Moses and the elders of Israel charged the people, saying: Observe all the Instruction that I enjoin upon you this day. As soon as you have crossed the Jordan into the land that the LORD your God is giving you, you shall set up large stones. Coat them with plaster and inscribe upon them all the words of this Teaching. When you cross over to enter the land that the LORD your God is giving you, a land flowing with milk and honey, as the LORD, the God of your fathers, promised you—upon crossing the Jordan, you shall set up these stones, about which I charge you this day, on Mount Ebal, and coat them with plaster. There, too, you shall build an altar to the LORD your God, an altar of stones. Do not wield an iron tool over them; you must build the altar of the LORD your God of unhewn stones. You shall offer on it burnt offerings to the LORD your God, and you shall sacrifice there offerings of well-being and eat them, rejoicing before the LORD your God. And on those stones you shall inscribe every word of this Teaching most distinctly.

Dr. Tigay continues:

In covenants between humans both parties share the meal. Here, one of the parties, God, does not eat, and Moses and the leaders merely eat in His presence.

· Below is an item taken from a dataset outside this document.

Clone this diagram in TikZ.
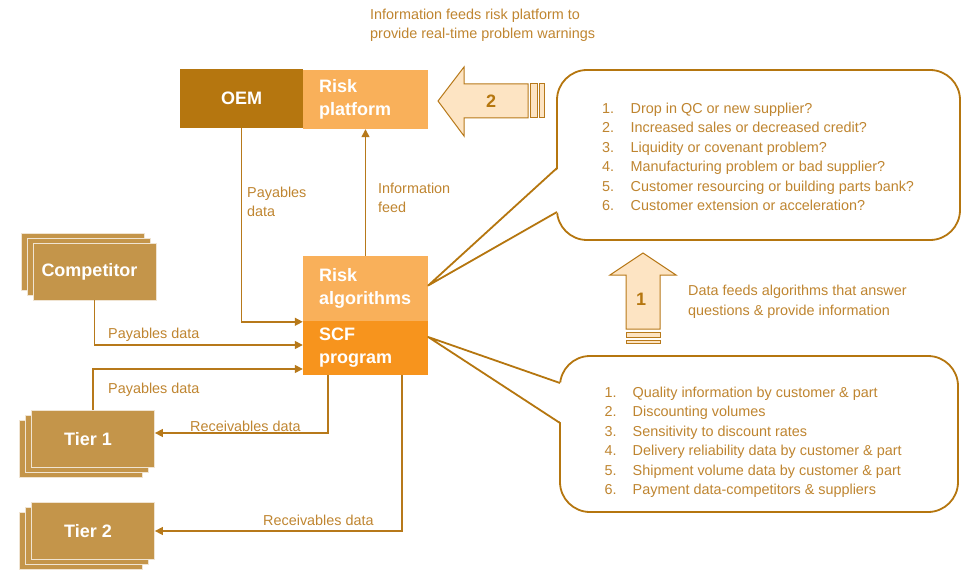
\documentclass[tikz,border=0pt]{standalone}
\usepackage{fontspec}
\setmainfont{Liberation Sans}
\usetikzlibrary{arrows.meta,shadows}
\definecolor{oemgold}{HTML}{B5760F}
\definecolor{linegold}{HTML}{B7791A}
\definecolor{txtgold}{HTML}{BF8530}
\definecolor{stackgold}{HTML}{C4954A}
\definecolor{lightorange}{HTML}{F9B05A}
\definecolor{scforange}{HTML}{F7941D}
\definecolor{palearrow}{HTML}{FDE4C3}

\begin{document}
\begin{tikzpicture}[x=1pt,y=-1pt,
		box/.style={rectangle,inner xsep=16pt,inner ysep=0pt,text width=93pt,align=left,minimum height=#1,text=white,font=\fontsize{18}{23}\selectfont\bfseries},
		stackbox/.style={rectangle,fill=stackgold,draw=white!75!stackgold,line width=0.8pt,minimum width=123pt,minimum height=57pt,text=white,font=\fontsize{18}{23}\selectfont\bfseries,execute at begin node=\hspace*{-10pt}},
		link/.style={draw=linegold,line width=1.4pt,-{Triangle[length=8pt,width=8pt]}},
		lbl/.style={text=txtgold,font=\fontsize{14.4}{19.5}\selectfont,inner sep=0pt,align=left},
		bubble/.style={rectangle,draw=oemgold,line width=1.8pt,rounded corners=30pt,fill=white},
		bline/.style={draw=oemgold,line width=1.8pt,line join=round},
		bigarrow/.style={fill=palearrow,draw=linegold,line width=1pt},
		num/.style={text=oemgold,font=\fontsize{18}{20}\selectfont\bfseries}]
	\useasboundingbox (0,0) rectangle (966,572);

	% boxes
	\node[rectangle,fill=oemgold,minimum width=123pt,minimum height=59pt,text=white,font=\fontsize{18}{23}\selectfont\bfseries] (oem) at (241.5,98.5) {OEM};
	\node[box=59pt,fill=lightorange] (rplat) at (365.5,99.5) {Risk\\platform};
	\node[box=65pt,fill=lightorange] (ralg) at (365.5,288.5) {Risk\\algorithms};
	\node[box=54pt,fill=scforange] (scf) at (365.5,348) {SCF\\program};

	\node[stackbox,double copy shadow={shadow xshift=-6pt,shadow yshift=5pt}] (comp) at (94.5,271.5) {Competitor};
	\node[stackbox,double copy shadow={shadow xshift=-6pt,shadow yshift=-5pt}] (t1) at (93,439) {Tier 1};
	\node[stackbox,double copy shadow={shadow xshift=-6pt,shadow yshift=-5pt}] (t2) at (93,531) {Tier 2};

	% data flows
	\draw[link] (oem.south) |- ([yshift=-1pt]scf.north west);
	\draw[link] (ralg.north) -- (rplat.south);
	\draw[link] (comp.south) |- ([yshift=3pt]scf.west);
	\draw[link] (t1.north) |- ([yshift=-21pt]scf.west);
	\draw[link] ([xshift=-37.5pt]scf.south) |- ([yshift=6pt]t1.east);
	\draw[link] ([xshift=36.5pt]scf.south) |- (t2.east);

	% base anchor sits on the last line
	\node[lbl,anchor=base west] (lpayoem) at (247,217) {Payables\\data};
	\node[lbl,anchor=base west] (linfo) at (378,212.5) {Information\\feed};
	\node[lbl,anchor=base west] (lpaycomp) at (108,338) {Payables data};
	\node[lbl,anchor=base west] (lpaytier) at (108,393) {Payables data};
	\node[lbl,anchor=base west] (lrec1) at (190,431) {Receivables data};
	\node[lbl,anchor=base west] (lrec2) at (263,525) {Receivables data};
	\node[lbl,anchor=base west] (lnote) at (370,39) {Information feeds risk platform to\\provide real-time problem warnings};
	\node[lbl,anchor=base west] (ldata) at (688,315) {Data feeds algorithms that answer\\questions \& provide information};

	% big arrows
	\draw[bigarrow] (438,101) -- (464,67) -- (464,84) -- (528,84) -- (528,118) -- (464,118) -- (464,136) -- cycle;
	\draw[bigarrow] (530,84) rectangle (537,118);
	\draw[bigarrow] (539.5,84) rectangle (544,118);
	\node[num] (n2) at (491,101.5) {2};
	\draw[bigarrow] (643,253) -- (676,275) -- (660,275) -- (660,329) -- (626,329) -- (626,275) -- (610,275) -- cycle;
	\draw[bigarrow] (626,332) rectangle (660,337.5);
	\draw[bigarrow] (626,340) rectangle (660,343.5);
	\node[num] (n1) at (641,299) {1};

	% questions bubble
	\node[bubble,minimum width=403pt,minimum height=170pt] (qbub) at (758.5,155) {};
	\fill[white] (559,168) -- ([yshift=3pt]ralg.east) -- (559,212) -- cycle;
	\draw[bline] (557,168) -- ([yshift=3pt]ralg.east) -- (557,212);
	\foreach \txt [count=\i] in {Drop in QC or new supplier?,Increased sales or decreased credit?,Liquidity or covenant problem?,Manufacturing problem or bad supplier?,Customer resourcing or building parts bank?,Customer extension or acceleration?}
		\node[lbl,anchor=base west] (qn\i) at (602,93.8+19.5*\i) {\i.}
		node[lbl,anchor=base west] (qt\i) at (630.5,93.8+19.5*\i) {\txt};

	% data bubble
	\node[bubble,minimum width=398pt,minimum height=156pt] (dbub) at (759,434) {};
	\fill[white] (562,383) -- ([yshift=11pt]scf.east) -- (562,423) -- cycle;
	\draw[bline] (560,383) -- ([yshift=11pt]scf.east) -- (560,423);
	\foreach \txt [count=\i] in {Quality information by customer \& part,Discounting volumes,Sensitivity to discount rates,Delivery reliability data by customer \& part,Shipment volume data by customer \& part,Payment data-competitors \& suppliers}
		\node[lbl,anchor=base west] (dn\i) at (604.5,377.8+19.5*\i) {\i.}
		node[lbl,anchor=base west] (dt\i) at (632.5,377.8+19.5*\i) {\txt};
\end{tikzpicture}
\end{document}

It's a sign of peace. Melchizedek did this with Abraham, after he went to war with kings and saved his nephew Lot. Therefore, Christ was God's way of making peace with mankind - to offer them Wisdom (Word of God) to eat and drink.


I don’t believe Exodus 24:11 ties to John 6:56 re: the Eucharist, though I can see why someone might think so.

At the time of Moses, the thought was that the sight of God would bring instantaneous death. However, after Moses, Aaron, etc. saw God, they “did” eat and drink.

. . . they saw God, and did eat and drink. (Exodus 24:11)

Pulpit Commentary Verse 11. - The nobles - i.e., the notables - the seventy elders, and other persons, already mentioned (vers. 1, 9). He laid not his hand. God did not smite them with death, or pestilence, or even blindness. It was thought to be impossible to see God and live.